The WTO is presently deciding how much in retaliatory measures Canada and Mexico would be allowed to enact.
Steve Brooks, president of The North Dakota Stockmen’s Association said it is imperative that Congress address the pending tariffs from Canada and Mexico.
“While we appreciate the Senate finally starting this important conversation and fully support voluntary labeling programs – like those offered through USDA’s process verified programs – both the Canadian and Mexican governments have indicated in public statements and at tri-lateral trade meetings that they will not accept a ‘legislated voluntary label’ and will pursue retaliatory tariffs if Congress takes the approach offered today. In short this will not fix the problem.”
Brooks believes a complete repeal of COOL is the best way to go.
“We continue to encourage the Senate to follow the lead of the U.S. House in protecting the U.S. beef industry by pursuing a repeal of the mandatory COOL program and to encourage the development of voluntary labeling programs through USDA’s process verified programs, instead of through a statutory process that will subject U.S. cattle ranchers and others to the same tariffs we would be if nothing was done.”

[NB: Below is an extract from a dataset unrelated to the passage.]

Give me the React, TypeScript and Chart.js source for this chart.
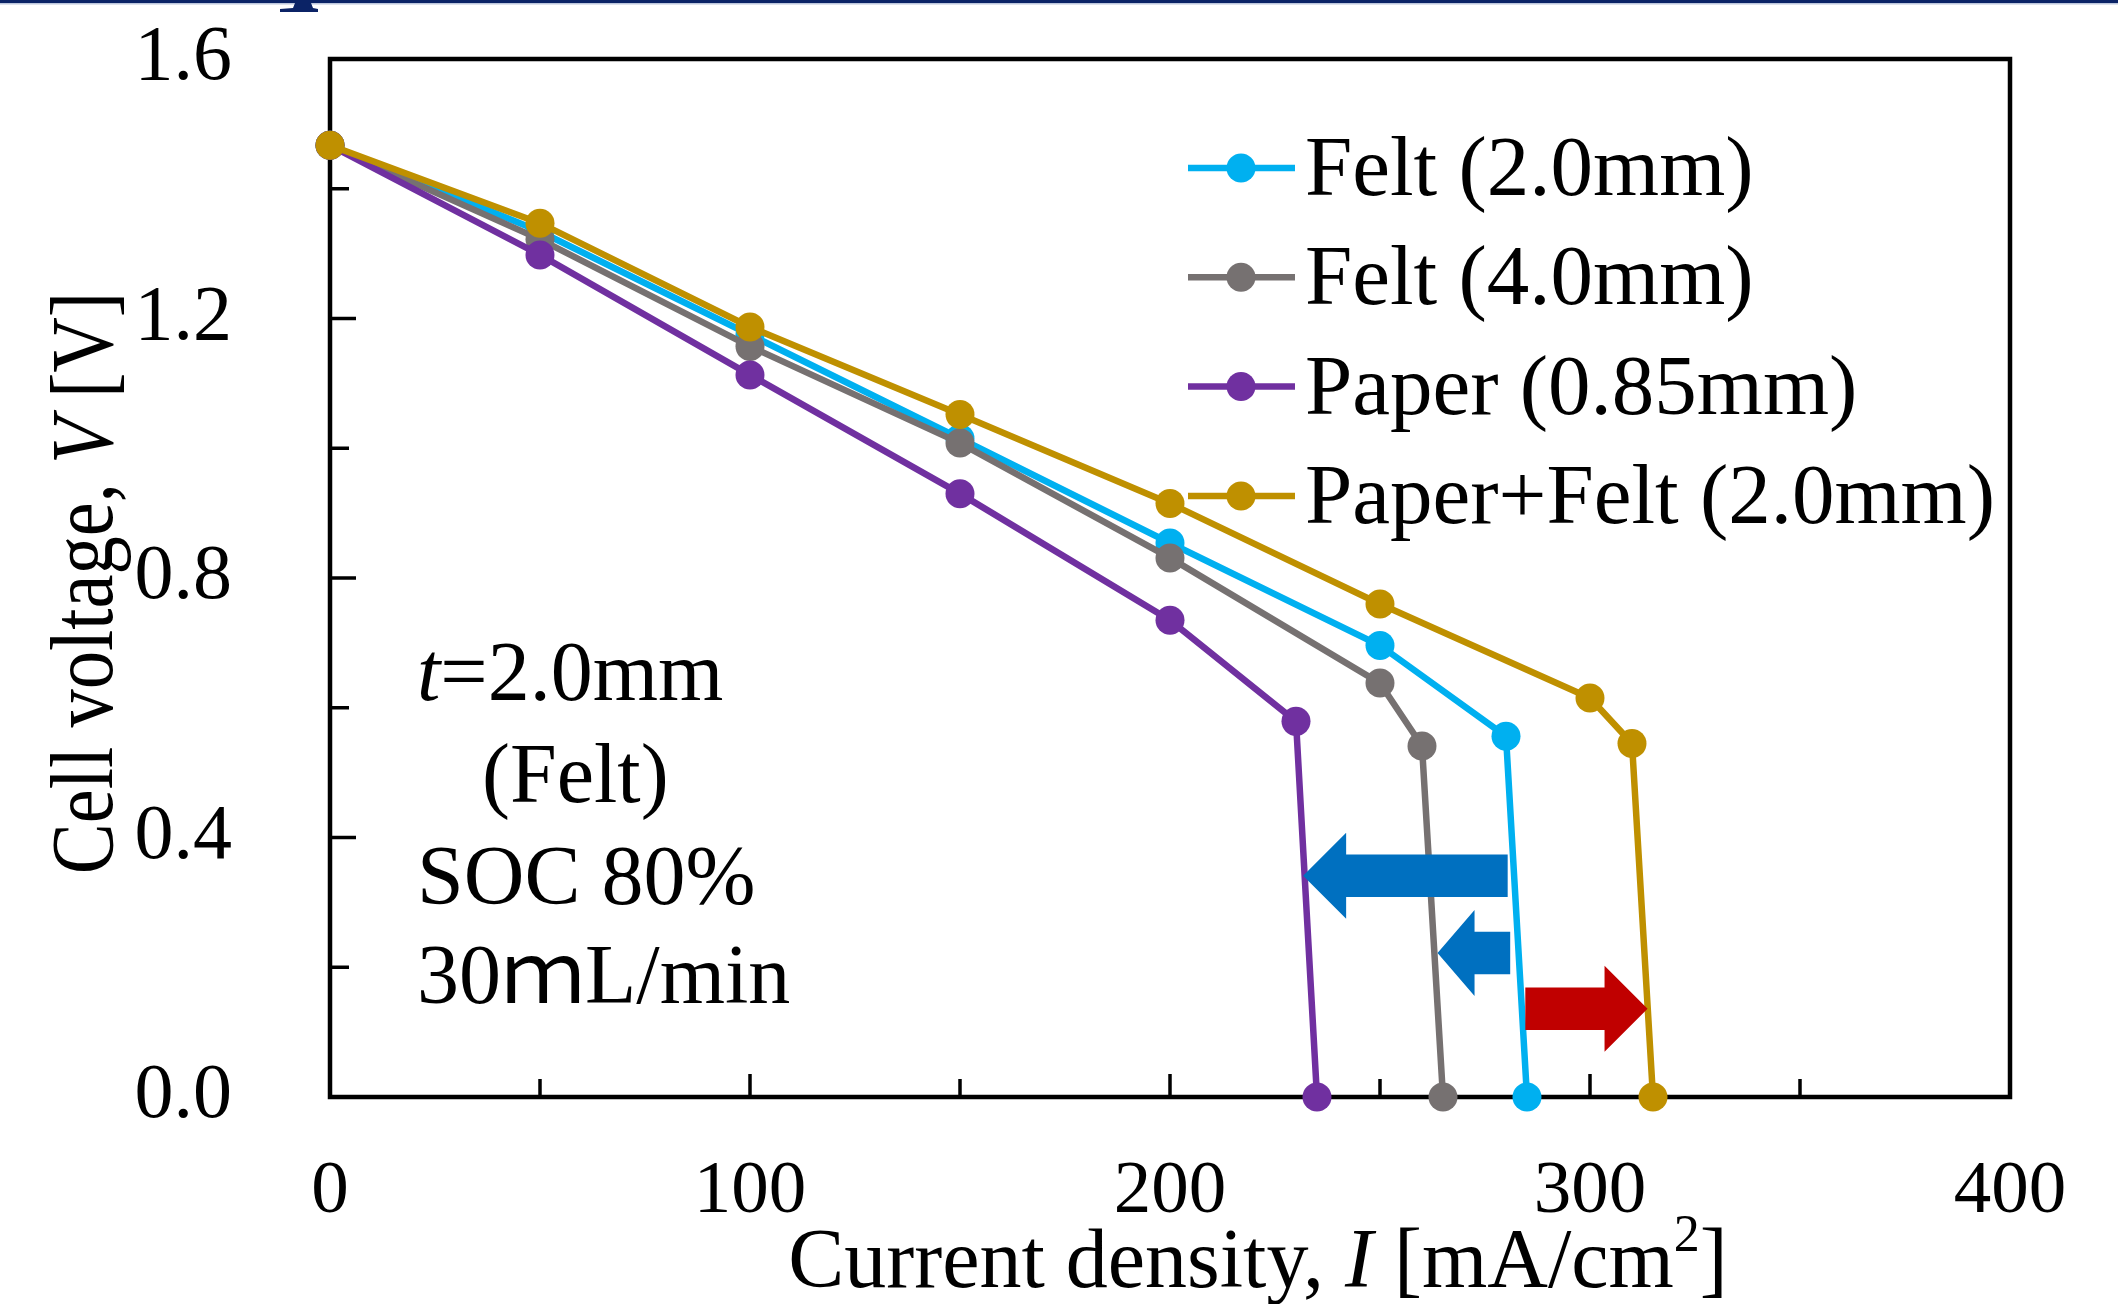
import React, { useEffect, useRef } from "react";
import { Chart, registerables } from "chart.js";

Chart.register(...registerables);

// ---- data ----
const currentFelt20 = [0, 50, 100, 150, 200, 250, 280, 285];
const voltageFelt20 = [1.467, 1.334, 1.175, 1.015, 0.854, 0.696, 0.556, 0];
const currentFelt40 = [0, 50, 100, 150, 200, 250, 260, 265];
const voltageFelt40 = [1.467, 1.322, 1.157, 1.008, 0.831, 0.638, 0.541, 0];
const currentPaper = [0, 50, 100, 150, 200, 230, 235];
const voltagePaper = [1.467, 1.298, 1.113, 0.93, 0.735, 0.579, 0];
const currentPaperFelt = [0, 50, 100, 150, 200, 250, 300, 310, 315];
const voltagePaperFelt = [1.467, 1.347, 1.187, 1.052, 0.915, 0.76, 0.615, 0.545, 0];

const seriesLabels = ["Felt (2.0mm)", "Felt (4.0mm)", "Paper (0.85mm)", "Paper+Felt (2.0mm)"];
const seriesColors = ["#00B0F0", "#767171", "#7030A0", "#BF9000"];

const xLabeledTicks = [0, 100, 200, 300, 400];
const yLabeledTicks = ["0.0", "0.4", "0.8", "1.2", "1.6"];

const noteLines = ["=2.0mm", "(Felt)", "SOC 80%", "30ｍL/min"];

// arrows (data units): tail current, tip current, voltage
const arrowTail = [280.4, 281, 284.6];
const arrowTip = [231.7, 263.7, 313.7];
const arrowVolt = [0.341, 0.222, 0.136];
const arrowColors = ["#0070C0", "#0070C0", "#C00000"];

const SERIF = '"Liberation Serif", "Times New Roman", serif';

type Part = { t: string; font: string; dy?: number };

function drawRich(ctx: CanvasRenderingContext2D, parts: Part[], x: number, y: number, align: "left" | "center") {
  let total = 0;
  const widths = parts.map((p) => {
    ctx.font = p.font;
    const w = ctx.measureText(p.t).width;
    total += w;
    return w;
  });
  let cx = align === "center" ? x - total / 2 : x;
  ctx.textAlign = "left";
  ctx.textBaseline = "alphabetic";
  parts.forEach((p, i) => {
    ctx.font = p.font;
    ctx.fillText(p.t, cx, y + (p.dy || 0));
    cx += widths[i];
  });
}

function makeDatasets() {
  const xs = [currentFelt20, currentFelt40, currentPaper, currentPaperFelt];
  const ys = [voltageFelt20, voltageFelt40, voltagePaper, voltagePaperFelt];
  const orders = [3, 2, 1, 0];
  return xs.map((xArr, i) => ({
    label: seriesLabels[i],
    data: xArr.map((v, j) => ({ x: v, y: ys[i][j] })),
    borderColor: seriesColors[i],
    backgroundColor: seriesColors[i],
    pointBackgroundColor: seriesColors[i],
    pointBorderWidth: 0,
    pointRadius: 14.5,
    borderWidth: 6.5,
    tension: 0,
    clip: false as any,
    order: orders[i],
  }));
}

const decorPlugin = {
  id: "decor",
  beforeDraw(chart: any) {
    const { ctx, width, height } = chart;
    ctx.save();
    ctx.fillStyle = "#ffffff";
    ctx.fillRect(0, 0, width, height);
    // top banner remnant
    ctx.fillStyle = "#0B2366";
    ctx.fillRect(0, 0, width, 3);
    ctx.fillStyle = "#BCC6DC";
    ctx.fillRect(0, 3, width, 1.5);
    ctx.fillStyle = "#0B2366";
    ctx.beginPath();
    ctx.moveTo(295, 3);
    ctx.lineTo(311, 3);
    ctx.lineTo(313, 8);
    ctx.lineTo(318, 9);
    ctx.lineTo(318, 12);
    ctx.lineTo(280, 12);
    ctx.lineTo(280, 9);
    ctx.lineTo(293, 8);
    ctx.closePath();
    ctx.fill();
    ctx.restore();
  },
  beforeDatasetsDraw(chart: any) {
    const { ctx, chartArea: a, scales } = chart;
    const x = scales.x;
    const y = scales.y;
    ctx.save();
    ctx.strokeStyle = "#000";
    ctx.lineCap = "butt";
    // inward ticks
    ctx.lineWidth = 3.5;
    x.ticks.forEach((t: any) => {
      if (t.value <= 0 || t.value >= 400) return;
      const px = x.getPixelForValue(t.value);
      const len = t.value % 100 === 0 ? 23 : 18;
      ctx.beginPath();
      ctx.moveTo(px, a.bottom);
      ctx.lineTo(px, a.bottom - len);
      ctx.stroke();
    });
    y.ticks.forEach((t: any) => {
      if (t.value <= 0.001 || t.value >= 1.599) return;
      const py = y.getPixelForValue(t.value);
      const len = Math.round(t.value * 10) % 4 === 0 ? 26 : 19;
      ctx.beginPath();
      ctx.moveTo(a.left, py);
      ctx.lineTo(a.left + len, py);
      ctx.stroke();
    });
    // frame
    ctx.lineWidth = 4.5;
    ctx.strokeRect(a.left, a.top, a.right - a.left, a.bottom - a.top);
    ctx.restore();
  },
  afterDatasetsDraw(chart: any) {
    const { ctx, scales } = chart;
    const x = scales.x;
    const y = scales.y;
    ctx.save();
    arrowTail.forEach((tail, i) => {
      const x0 = x.getPixelForValue(tail);
      const x1 = x.getPixelForValue(arrowTip[i]);
      const yc = y.getPixelForValue(arrowVolt[i]);
      const dir = Math.sign(x1 - x0);
      const headLen = i === 1 ? 37 : 43;
      const bodyHalf = 21.3;
      const headHalf = 43;
      const hb = x1 - dir * headLen;
      ctx.fillStyle = arrowColors[i];
      ctx.beginPath();
      ctx.moveTo(x0, yc - bodyHalf);
      ctx.lineTo(hb, yc - bodyHalf);
      ctx.lineTo(hb, yc - headHalf);
      ctx.lineTo(x1, yc);
      ctx.lineTo(hb, yc + headHalf);
      ctx.lineTo(hb, yc + bodyHalf);
      ctx.lineTo(x0, yc + bodyHalf);
      ctx.closePath();
      ctx.fill();
    });
    ctx.restore();
  },
  afterDraw(chart: any) {
    const { ctx } = chart;
    ctx.save();
    ctx.fillStyle = "#000";

    // legend
    seriesLabels.forEach((lab, i) => {
      const cy = 168 + i * 109.3;
      ctx.strokeStyle = seriesColors[i];
      ctx.lineWidth = 6.5;
      ctx.beginPath();
      ctx.moveTo(1188, cy);
      ctx.lineTo(1295, cy);
      ctx.stroke();
      ctx.fillStyle = seriesColors[i];
      ctx.beginPath();
      ctx.arc(1241, cy, 14.5, 0, Math.PI * 2);
      ctx.fill();
      ctx.fillStyle = "#000";
      ctx.font = `85px ${SERIF}`;
      ctx.textAlign = "left";
      ctx.textBaseline = "alphabetic";
      ctx.fillText(lab, 1305, cy + 27);
    });

    // x axis title
    const f = `84px ${SERIF}`;
    const fi = `italic 84px ${SERIF}`;
    drawRich(
      ctx,
      [
        { t: "Current density, ", font: f },
        { t: "I", font: fi },
        { t: " [mA/cm", font: f },
        { t: "2", font: `52px ${SERIF}`, dy: -36 },
        { t: "]", font: f },
      ],
      1258,
      1287,
      "center"
    );

    // y axis title
    ctx.save();
    ctx.translate(112, 583);
    ctx.rotate(-Math.PI / 2);
    ctx.scale(0.87, 1);
    const g = `88px ${SERIF}`;
    const gi = `italic 88px ${SERIF}`;
    drawRich(
      ctx,
      [
        { t: "Cell voltage, ", font: g },
        { t: "V", font: gi },
        { t: " [V]", font: g },
      ],
      0,
      0,
      "center"
    );
    ctx.restore();

    // condition notes
    const nf = `84px ${SERIF}`;
    drawRich(ctx, [{ t: "t", font: `italic 84px ${SERIF}` }, { t: noteLines[0], font: nf }], 417, 700, "left");
    drawRich(ctx, [{ t: noteLines[1], font: nf }], 482, 802, "left");
    drawRich(ctx, [{ t: noteLines[2], font: nf }], 417, 904, "left");
    drawRich(ctx, [{ t: noteLines[3], font: `84px ${SERIF}, "Noto Sans CJK JP"` }], 417, 1003, "left");

    ctx.restore();
  },
};

export default function App() {
  const ref = useRef<HTMLCanvasElement | null>(null);
  useEffect(() => {
    const canvas = ref.current;
    if (!canvas) return;
    const chart = new Chart(canvas, {
      type: "line",
      data: { datasets: makeDatasets() as any },
      options: {
        animation: false,
        responsive: false,
        devicePixelRatio: 1,
        layout: { padding: { top: 59, right: 108, left: 0, bottom: 0 } },
        plugins: { legend: { display: false }, tooltip: { enabled: false } },
        scales: {
          x: {
            type: "linear",
            min: 0,
            max: 400,
            grid: { display: false },
            border: { display: false },
            ticks: {
              stepSize: 50,
              autoSkip: false,
              maxRotation: 0,
              padding: 42,
              color: "#000",
              font: { family: SERIF, size: 75 },
              callback: (v: any) => (xLabeledTicks.includes(Number(v)) ? String(v) : ""),
            },
            afterFit: (s: any) => {
              s.height = 207;
              s.paddingLeft = 0;
              s.paddingRight = 0;
            },
          },
          y: {
            type: "linear",
            min: 0,
            max: 1.6,
            grid: { display: false },
            border: { display: false },
            ticks: {
              stepSize: 0.2,
              autoSkip: false,
              padding: 90,
              color: "#000",
              font: { family: SERIF, size: 78 },
              callback: (v: any) => {
                const s = Number(v).toFixed(1);
                return yLabeledTicks.includes(s) ? s : "";
              },
            },
            afterFit: (s: any) => {
              s.width = 330;
              s.paddingTop = 0;
              s.paddingBottom = 0;
            },
          },
        },
      },
      plugins: [decorPlugin],
    });
    return () => chart.destroy();
  }, []);
  return (
    <div style={{ position: "fixed", left: 0, top: 0, width: 2118, height: 1304, background: "#fff" }}>
      <canvas ref={ref} width={2118} height={1304} style={{ display: "block" }} />
    </div>
  );
}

Pete Hanebut, director of public policy for the North Dakota Farm Bureau, said he believed moving toward voluntary labeling would be a step in the right direction, and that all the discussion about tariffs would ultimately be resolved favorably.
“They work these things out eventually,” he said. “I don’t expect it to be negative for our ranchers. At the end of the day, the free market allows things to happen because people want our goods and our products. We raise our animals better, safer and more humanely than any other place in the world.”
Initially, many people believed there should be a marketing edge with COOL, and that may still be so for some, Hanebut said.
“But no cookie cutter approach from the federal government fits every situation,” he added. “For farmers who want to embrace it as a way to market their products, that is great. We are just glad we are not being told you shall do it this way. We appreciate and applaud this action by Senator Hoeven, and are happy that we are looking at turning the clock back to a more voluntary thing. We are happy Senator Hoeven has taken the lead on this and hope he is successful.”